Scott held his hands up in surrender. Shawanda Jones continued her story, extremely agitated and animated, her arms flying about.

“Anyways, we was feeling good and looking good, me wearing my blonde wig, Kiki red. We was strolling, men driving by, whistling, yelling, ‘Yo, mama, suck this!’ Black dudes, Mexicans, they just window-shoppers, can’t afford no class girls like us. We wait for them white boys in nice cars. They like us ’cause we ain’t dark and we in shape- me and Kiki, we do them exercise tapes most every day, got us a new one, The Firm? Use dumbbells. Check this out.”

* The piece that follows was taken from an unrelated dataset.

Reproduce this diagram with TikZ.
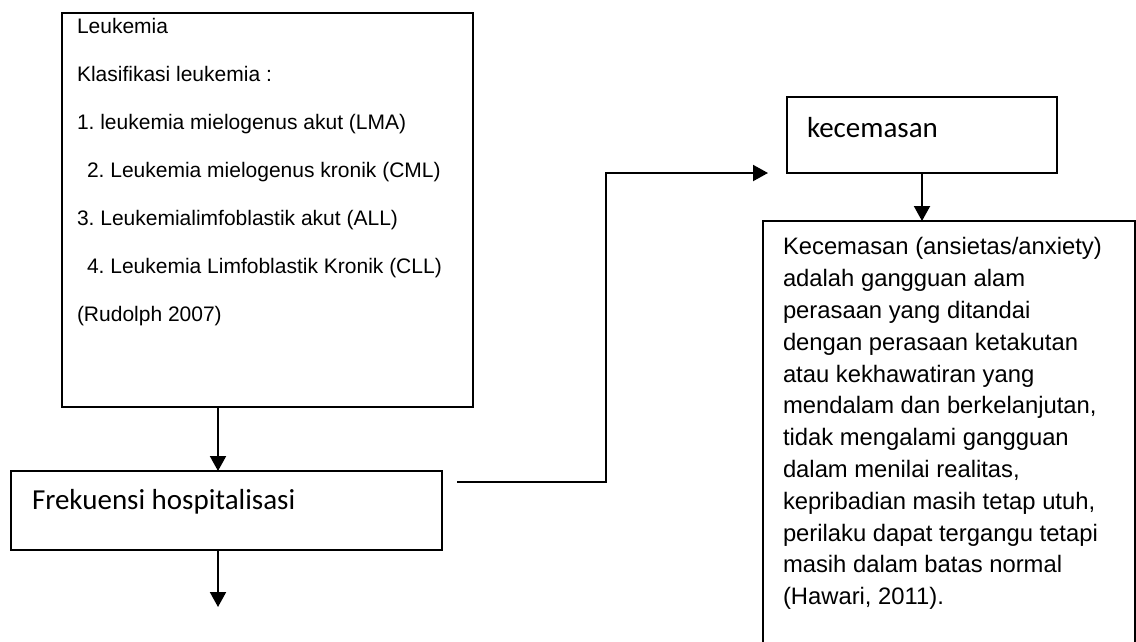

She pushed up the short sleeve of the jail uniform and curled her right arm and flexed her biceps, displaying an impressive bulge for a girl. Great, a heroin addict who worked out.

“So, maybe ten-thirty, white boy driving a Mercedes, one of them long black jobs got them blacked-out windows, he pull up alongside us and roll down the window and look us over. We know one of us is fixing to get picked up. He say, ‘Blondie, get in.’ Well, Shawanda don’t just get in when some trick say get in, so I saunter on over, lean in the window, car smell like a whiskey factory. He say he pay a thousand dollars for all night. I say, ‘Show me the money.’ I got that from that movie? He pull out a roll of bills could choke a horse, so I get in, almost slide down to the floor, my leather skirt on that leather seat. He reach over, grab my tit, say, ‘Them real?’ I say, ‘Honey, all a Shawanda real.’”

She abruptly groaned, grabbed at her midsection, and doubled over again.

“Shit!”

She remained in that position for a long moment. Scott had often suffered leg cramps back when he played ball, and man, they could really hurt. So he had some amount of empathy for her. Still, he checked his watch and thought of billable hours going unbilled and wished she would get on with it. Finally the cramps abated, and she straightened and started talking nonstop again.

“Anyways, we drive off. I figure we goin’ to a motel? ’Stead we go to Highland Park, street sign say. I ain’t never been in no Highland Park-black girl know better’n to go there. Pretty soon we drive up to the biggest damn house I ever seen, through big gates, behind a big wall, go round back. Get out, I follows him inside, place is fine. He ask me I want something to drink, I say okay. I’m thinking, white boy got money and place like this and good- looking to boot-what he want with Shawanda?

“We get upstairs, in bed, I find out. He climb on top and start working hard, he say, ‘You like it?’ Course, I say, ‘Oh, yeah, baby, you so big.’ Tricks, they like to hear that shit. Then he say, ‘Tell me again, nigger, you like my white dick?’ Now I don’t much like nobody calling me nigger, but for a thousand bucks I don’t say nothing but, ‘Oh, yeah, baby.’ Then he slap me, hard, say he always give it rough to his women. Well, nobody slap Shawanda. I punch that white boy in his mouth, knock him outta me and flat off the bed, jump up and say, ‘Ain’t gonna get rough with Shawanda, honky!’

“He come at me again, all mean now, so I scratch his face, then I pop him a good one, BAM!” She made a roundhouse swing with her left fist. “Right in the eye. We fall over the bed and he hits me again, with his fist this time, right here.” She was pointing to the left side of her face, where a bruise was evident. “But I got my knee right in his balls, he fall off and start cussing me: ‘You nigger bitch!’ I grab my clothes, my thousand dollars, his car keys, drive back to Kiki and leave the car.”

“And that’s the last time you saw Clark McCall?”

“That his name?”

“Yeah. He was the son of Senator Mack McCall.”

A blank face. She didn’t know Mack McCall from Mickey Mouse.

“Last I seen him, Mr. Fenney, he was rolling on the floor, holding his privates and cussing me something fierce.”

“He was murdered that night. Police found him Sunday, naked on the bedroom floor, shot once in the head, point-blank, 22-caliber gun next to him, with your fingerprints on it.”

“Must of dropped outta my purse.”

“So it was your gun?”

“Girl work the streets in Dallas, she gotta carry.”